The majority vote for Rouhani does not mean the many hidden interest groups and dark forces hidden in the labyrinth of power in the Islamic Republic will allow him to carry out his declared reformist policies. But one hopes they will not again try to put obstacles on his path to reform, as they have previously done with impunity.

In 2013 Iranians are politically more mature than at the last elections eight years ago and their response to the economic impact of international sanctions has left the regime in no doubt it is sitting on a powder keg. Therefore, expect conservatives and radicals to make concessions but not to the extent of overshadowing the Supreme Leader’s spheres of power.

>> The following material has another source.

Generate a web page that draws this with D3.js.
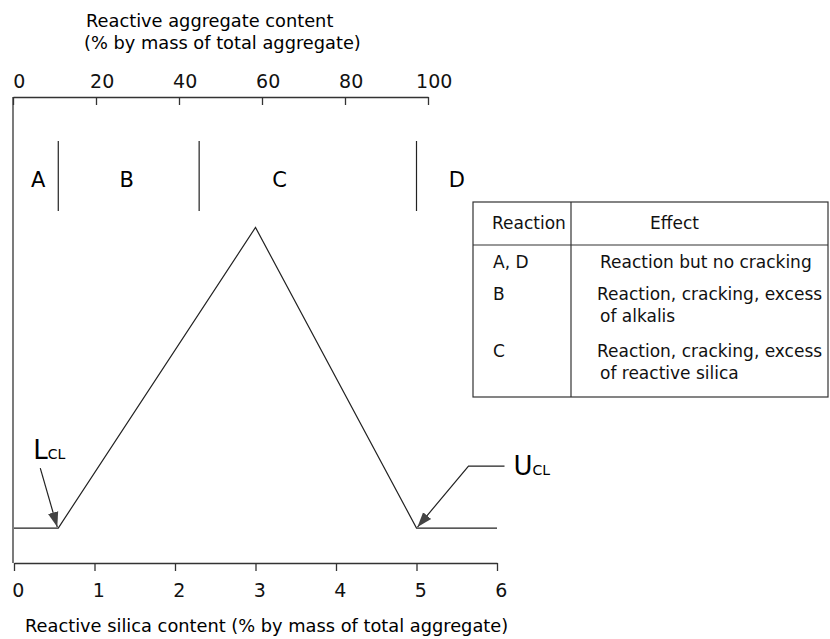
<!DOCTYPE html>
<meta charset="utf-8">
<style>
body { margin: 0; background: #fff; }
svg { font-family: 'DejaVu Sans', Verdana, sans-serif; }
.axis path, .axis line { stroke: #333; stroke-width: 1.3px; }
.axis text { font-size: 19px; fill: #111; font-family: 'DejaVu Sans', sans-serif; }
.curve { fill: none; stroke: #222; stroke-width: 1.2px; }
.zone { stroke: #222; stroke-width: 1.2px; }
.tbl line, .tbl rect { stroke: #333; stroke-width: 1.2px; fill: none; }
.tbl text { font-size: 17px; fill: #111; }
</style>
<body>
<script src="https://cdnjs.cloudflare.com/ajax/libs/d3/7.8.5/d3.min.js"></script>
<script>
// data
var silicaTicks = [0, 1, 2, 3, 4, 5, 6];
var aggregateTicks = [0, 20, 40, 60, 80, 100];
var zoneBounds = [0.55, 2.3, 5.0];
var zoneNames = ["A", "B", "C", "D"];
var zoneLabelAt = [0.3, 1.4, 3.3, 5.5];
var curveSilica = [0, 0.55, 3, 5, 6];
var curveExpansion = [7.5, 7.5, 72, 7.5, 7.5];
var reactions = ["A, D", "B", "C"];
var effects = [["Reaction but no cracking"],
               ["Reaction, cracking, excess", "of alkalis"],
               ["Reaction, cracking, excess", "of reactive silica"]];

var svg = d3.select("body").append("svg")
    .attr("width", 830)
    .attr("height", 639);

var x = d3.scaleLinear().domain([0, 6]).range([14, 497]),
    xTop = d3.scaleLinear().domain([0, 100]).range([13, 428]),
    y = d3.scaleLinear().domain([0, 100]).range([563, 97]);

svg.append("defs").append("marker")
    .attr("id", "head")
    .attr("viewBox", "0 0 10 10")
    .attr("refX", 10).attr("refY", 5)
    .attr("markerWidth", 15).attr("markerHeight", 15)
    .attr("markerUnits", "userSpaceOnUse")
    .attr("orient", "auto")
  .append("path")
    .attr("d", "M0,1.5 L10,5 L0,8.5 Z")
    .attr("fill", "#444");

// axes
svg.append("g")
    .attr("class", "axis")
    .attr("transform", "translate(0," + y(0) + ")")
    .call(d3.axisBottom(x).tickValues(silicaTicks).tickFormat(d3.format("d"))
      .tickSizeInner(8).tickSizeOuter(0).tickPadding(13))
    .selectAll("text").attr("dx", "0.2em");

svg.append("g")
    .attr("class", "axis")
    .attr("transform", "translate(0," + y(100) + ")")
    .call(d3.axisTop(xTop).tickValues(aggregateTicks).tickSizeInner(-8).tickSizeOuter(0).tickPadding(9))
    .selectAll("text").attr("dx", "0.3em");

svg.append("line")
    .attr("x1", x(0) - 1).attr("x2", x(0) - 1)
    .attr("y1", y(100)).attr("y2", y(0))
    .style("stroke", "#333").style("stroke-width", "1.3px");

svg.append("text")
    .attr("x", 86).attr("y", 27)
    .style("font-size", "17.8px")
    .text("Reactive aggregate content");
svg.append("text")
    .attr("x", 84).attr("y", 49)
    .style("font-size", "17.8px")
    .text("(% by mass of total aggregate)");
svg.append("text")
    .attr("x", 25).attr("y", 632)
    .style("font-size", "17.8px")
    .text("Reactive silica content (% by mass of total aggregate)");

// zones
svg.selectAll(".zone-line")
  .data(zoneBounds)
  .enter().append("line")
    .attr("class", "zone")
    .attr("x1", function(d) { return x(d); })
    .attr("x2", function(d) { return x(d); })
    .attr("y1", 141).attr("y2", 211);

svg.selectAll(".zone-label")
  .data(zoneNames)
  .enter().append("text")
    .attr("x", function(d, i) { return x(zoneLabelAt[i]); })
    .attr("y", 187)
    .attr("text-anchor", "middle")
    .style("font-size", "21px")
    .text(function(d) { return d; });

// curve
var line = d3.line()
    .x(function(d) { return x(d[0]); })
    .y(function(d) { return y(d[1]); });

svg.append("path")
    .datum(d3.zip(curveSilica, curveExpansion))
    .attr("class", "curve")
    .attr("d", line);

// limit annotations
var lx = x(curveSilica[1]), ly = y(curveExpansion[1]);
svg.append("path")
    .attr("d", "M" + (lx - 18) + "," + (ly - 60) + "L" + (lx - 1) + "," + (ly - 1))
    .attr("class", "curve")
    .attr("marker-end", "url(#head)");
var lt = svg.append("text").attr("x", lx - 25).attr("y", ly - 69);
lt.append("tspan").style("font-size", "26px").text("L");
lt.append("tspan").style("font-size", "14px").text("CL");

var ux = x(curveSilica[3]), uy = y(curveExpansion[3]);
svg.append("path")
    .attr("d", "M" + (ux + 88) + "," + (uy - 62) + "H" + (ux + 52) + "L" + (ux + 1) + "," + (uy - 1))
    .attr("class", "curve")
    .attr("marker-end", "url(#head)");
var ut = svg.append("text").attr("x", ux + 97).attr("y", uy - 53);
ut.append("tspan").style("font-size", "26px").text("U");
ut.append("tspan").style("font-size", "14px").text("CL");

// table
var tbl = svg.append("g").attr("class", "tbl");
tbl.append("rect").attr("x", 473).attr("y", 202).attr("width", 355).attr("height", 195);
tbl.append("line").attr("x1", 571).attr("x2", 571).attr("y1", 202).attr("y2", 397);
tbl.append("line").attr("x1", 473).attr("x2", 828).attr("y1", 245).attr("y2", 245);
tbl.append("text").attr("x", 492).attr("y", 229).text("Reaction");
tbl.append("text").attr("x", 650).attr("y", 229).text("Effect");

var rowY = [268, 300, 357];
tbl.selectAll(".r")
  .data(reactions)
  .enter().append("text")
    .attr("x", 493)
    .attr("y", function(d, i) { return rowY[i]; })
    .text(function(d) { return d; });

tbl.selectAll(".e")
  .data(effects)
  .enter().append("text")
    .attr("x", 598)
    .attr("y", function(d, i) { return rowY[i]; })
    .each(function(d, i) {
      d3.select(this).selectAll("tspan")
        .data(d)
        .enter().append("tspan")
          .attr("x", function(t, j) { return i === 0 ? 600 : (j === 0 ? 597 : 600); })
          .attr("dy", function(t, j) { return j === 0 ? 0 : 22; })
          .text(function(t) { return t; });
    });
</script>
</body>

Rouhani must believe his majority vote means Iranians will back him against any moves by conservatives to undermine his authority and objectives. At the same time, the global community must think of him as the democratically elected true representative of Iranian hopes and aspirations.

Iran is an ancient country with a civilisation that goes back many thousands of years. The first ever charter of human rights came out of this civilisation but it is also a land where the history of struggle for democracy is greater than most.

Today Mr Rouhani and all the countries of both the region and the world should know that Iranians have voted rationally for changes that in some other nations are being waged through bloodshed and war. In this election the Iranian electorate has peacefully and legitimately pursued its ambitions through the ballot box.

The more Hassan Rouhani remains dedicated to carrying out his pledges the more his policies will promote change. If he acts in accordance with his election pledges to meet the wishes of the Iranian people, there is no end to the goals that might be achieved.